----- Dataset section -----

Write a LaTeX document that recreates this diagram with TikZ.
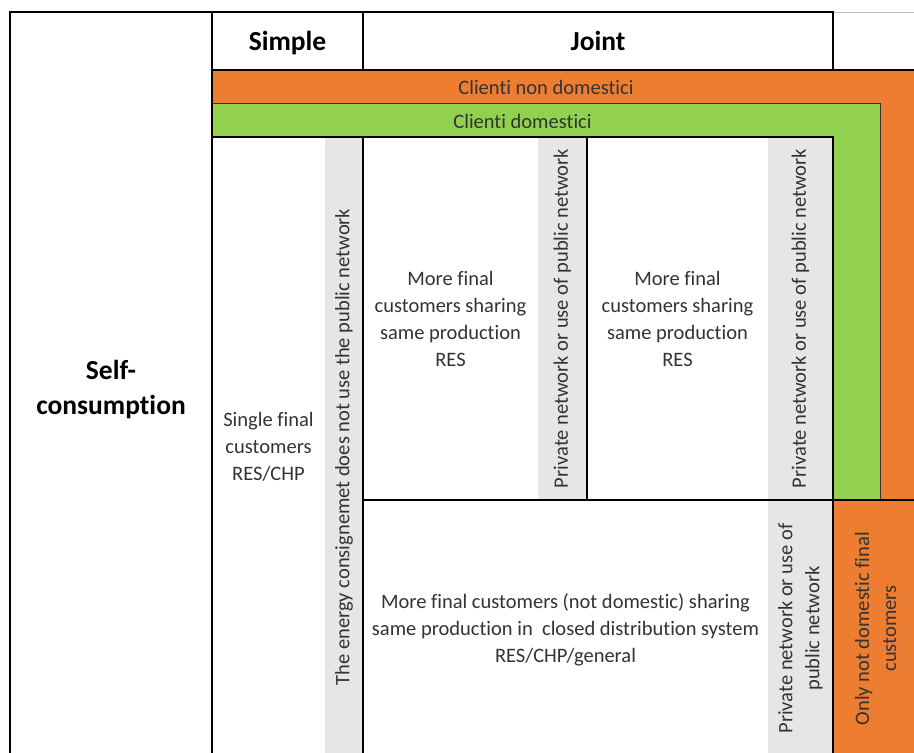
\documentclass[tikz,border=0pt]{standalone}
\usepackage{fontspec}
\setmainfont{Carlito}[Ligatures={NoCommon}]
\definecolor{orng}{HTML}{ED7D31}
\definecolor{grn}{HTML}{92D050}
\definecolor{strp}{HTML}{E6E6E6}
\definecolor{txt}{HTML}{333333}
\begin{document}
\begin{tikzpicture}[x=1pt,y=-1pt,
  base/.style={inner sep=0pt, outer sep=0pt, align=center, anchor=north west},
  bodyfont/.style={font=\fontsize{20.5}{27}\selectfont, text=txt},
  headfont/.style={font=\fontsize{27.5}{35}\selectfont\bfseries, text=black},
  cellbox/.style={base, bodyfont},
  stripbox/.style={base, fill=strp},
  rottext/.style={inner sep=0pt, outer sep=0pt, align=center, rotate=90, bodyfont},
  bandtext/.style={inner sep=0pt, outer sep=0pt, bodyfont},
  headtext/.style={inner sep=0pt, outer sep=0pt, anchor=base, headfont},
  border/.style={draw=black, line width=2.3pt},
  thinborder/.style={draw=black!80, line width=1pt}]
\useasboundingbox (0,0) rectangle (914,753);
% coloured bands
\fill[orng] (212,70) rectangle (914,753);
\fill[grn] (212,103) rectangle (880,500);
% header cells
\node[base, headfont, minimum width=202pt, minimum height=755pt] (selfc) at (10,12) {Self-\\consumption};
\node[base, minimum width=151pt, minimum height=58pt] (simple) at (212,12) {};
\node[base, minimum width=470pt, minimum height=58pt] (joint) at (363,12) {};
\node[headtext] (simplet) at (287.5,50) {Simple};
\node[headtext] (jointt) at (598,50) {Joint};
% band labels
\node[bandtext] (nondom) at (546,87.5) {Clienti non domestici};
\node[bandtext] (dom) at (522.5,121) {Clienti domestici};
% inner cells
\node[cellbox, fill=white, minimum width=113pt, minimum height=620pt] (single) at (212,137) {Single final\\customers\\RES/CHP};
\node[stripbox, minimum width=38pt, minimum height=620pt] (s1) at (325,137) {};
\node[rottext] (s1t) at (s1.center) {The energy consignemet does not use the public network};
\node[cellbox, fill=white, minimum width=175pt, minimum height=363pt] (more1) at (363,137) {More final\\customers sharing\\same production\\RES};
\node[stripbox, minimum width=49pt, minimum height=363pt] (p1) at (538,137) {};
\node[rottext] (p1t) at (p1.center) {Private network or use of public network};
\node[cellbox, fill=white, minimum width=181pt, minimum height=363pt] (more2) at (587,137) {More final\\customers sharing\\same production\\RES};
\node[stripbox, minimum width=65pt, minimum height=363pt] (p2) at (768,137) {};
\node[rottext] (p2t) at (p2.center) {Private network or use of public network};
\node[cellbox, fill=white, minimum width=405pt, minimum height=260pt] (closed) at (363,500) {More final customers (not domestic) sharing\\same production in\ \ closed distribution system\\RES/CHP/general};
\node[stripbox, minimum width=65pt, minimum height=257pt] (p3) at (768,500) {};
\node[rottext] (p3t) at (p3.center) {Private network or use of\\public network};
\node[base, fill=orng, minimum width=85pt, minimum height=257pt] (onlynd) at (833,500) {};
\node[rottext] (ondt) at (onlynd.center) {Only not domestic final\\customers};
% thin band borders
\draw[thinborder] (212,103) -- (880,103) -- (880,500);
\draw[black!25, line width=0.8pt] (joint.north east) -- (914,12);
% thick borders
\draw[black, line width=1.8pt] (selfc.south west) -- (selfc.north west) -- (selfc.north east);
\draw[border] (selfc.north east) -- (selfc.south east);
\draw[border] (simple.north west) rectangle (joint.south east);
\draw[border] (simple.north east) -- (simple.south east);
\draw[border] (joint.south east) -- (914,70);
\draw[border] (single.north west) -- (p2.north east) -- (onlynd.south west);
\draw[border] (more1.north west) -- (closed.south west);
\draw[border] (more2.north west) -- (more2.south west);
\draw[border] (closed.north west) -- (onlynd.north east);
\end{tikzpicture}
\end{document}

-----

▶ Exercise task: Retype everything in the material word for word, minus pictures.

▶ Output for this task:
Write a LaTeX document that recreates this diagram with TikZ.
\documentclass[tikz,border=0pt]{standalone}
\usepackage{fontspec}
\setmainfont{Carlito}[Ligatures={NoCommon}]
\definecolor{orng}{HTML}{ED7D31}
\definecolor{grn}{HTML}{92D050}
\definecolor{strp}{HTML}{E6E6E6}
\definecolor{txt}{HTML}{333333}
\begin{document}
\begin{tikzpicture}[x=1pt,y=-1pt,
  base/.style={inner sep=0pt, outer sep=0pt, align=center, anchor=north west},
  bodyfont/.style={font=\fontsize{20.5}{27}\selectfont, text=txt},
  headfont/.style={font=\fontsize{27.5}{35}\selectfont\bfseries, text=black},
  cellbox/.style={base, bodyfont},
  stripbox/.style={base, fill=strp},
  rottext/.style={inner sep=0pt, outer sep=0pt, align=center, rotate=90, bodyfont},
  bandtext/.style={inner sep=0pt, outer sep=0pt, bodyfont},
  headtext/.style={inner sep=0pt, outer sep=0pt, anchor=base, headfont},
  border/.style={draw=black, line width=2.3pt},
  thinborder/.style={draw=black!80, line width=1pt}]
\useasboundingbox (0,0) rectangle (914,753);
% coloured bands
\fill[orng] (212,70) rectangle (914,753);
\fill[grn] (212,103) rectangle (880,500);
% header cells
\node[base, headfont, minimum width=202pt, minimum height=755pt] (selfc) at (10,12) {Self-\\consumption};
\node[base, minimum width=151pt, minimum height=58pt] (simple) at (212,12) {};
\node[base, minimum width=470pt, minimum height=58pt] (joint) at (363,12) {};
\node[headtext] (simplet) at (287.5,50) {Simple};
\node[headtext] (jointt) at (598,50) {Joint};
% band labels
\node[bandtext] (nondom) at (546,87.5) {Clienti non domestici};
\node[bandtext] (dom) at (522.5,121) {Clienti domestici};
% inner cells
\node[cellbox, fill=white, minimum width=113pt, minimum height=620pt] (single) at (212,137) {Single final\\customers\\RES/CHP};
\node[stripbox, minimum width=38pt, minimum height=620pt] (s1) at (325,137) {};
\node[rottext] (s1t) at (s1.center) {The energy consignemet does not use the public network};
\node[cellbox, fill=white, minimum width=175pt, minimum height=363pt] (more1) at (363,137) {More final\\customers sharing\\same production\\RES};
\node[stripbox, minimum width=49pt, minimum height=363pt] (p1) at (538,137) {};
\node[rottext] (p1t) at (p1.center) {Private network or use of public network};
\node[cellbox, fill=white, minimum width=181pt, minimum height=363pt] (more2) at (587,137) {More final\\customers sharing\\same production\\RES};
\node[stripbox, minimum width=65pt, minimum height=363pt] (p2) at (768,137) {};
\node[rottext] (p2t) at (p2.center) {Private network or use of public network};
\node[cellbox, fill=white, minimum width=405pt, minimum height=260pt] (closed) at (363,500) {More final customers (not domestic) sharing\\same production in\ \ closed distribution system\\RES/CHP/general};
\node[stripbox, minimum width=65pt, minimum height=257pt] (p3) at (768,500) {};
\node[rottext] (p3t) at (p3.center) {Private network or use of\\public network};
\node[base, fill=orng, minimum width=85pt, minimum height=257pt] (onlynd) at (833,500) {};
\node[rottext] (ondt) at (onlynd.center) {Only not domestic final\\customers};
% thin band borders
\draw[thinborder] (212,103) -- (880,103) -- (880,500);
\draw[black!25, line width=0.8pt] (joint.north east) -- (914,12);
% thick borders
\draw[black, line width=1.8pt] (selfc.south west) -- (selfc.north west) -- (selfc.north east);
\draw[border] (selfc.north east) -- (selfc.south east);
\draw[border] (simple.north west) rectangle (joint.south east);
\draw[border] (simple.north east) -- (simple.south east);
\draw[border] (joint.south east) -- (914,70);
\draw[border] (single.north west) -- (p2.north east) -- (onlynd.south west);
\draw[border] (more1.north west) -- (closed.south west);
\draw[border] (more2.north west) -- (more2.south west);
\draw[border] (closed.north west) -- (onlynd.north east);
\end{tikzpicture}
\end{document}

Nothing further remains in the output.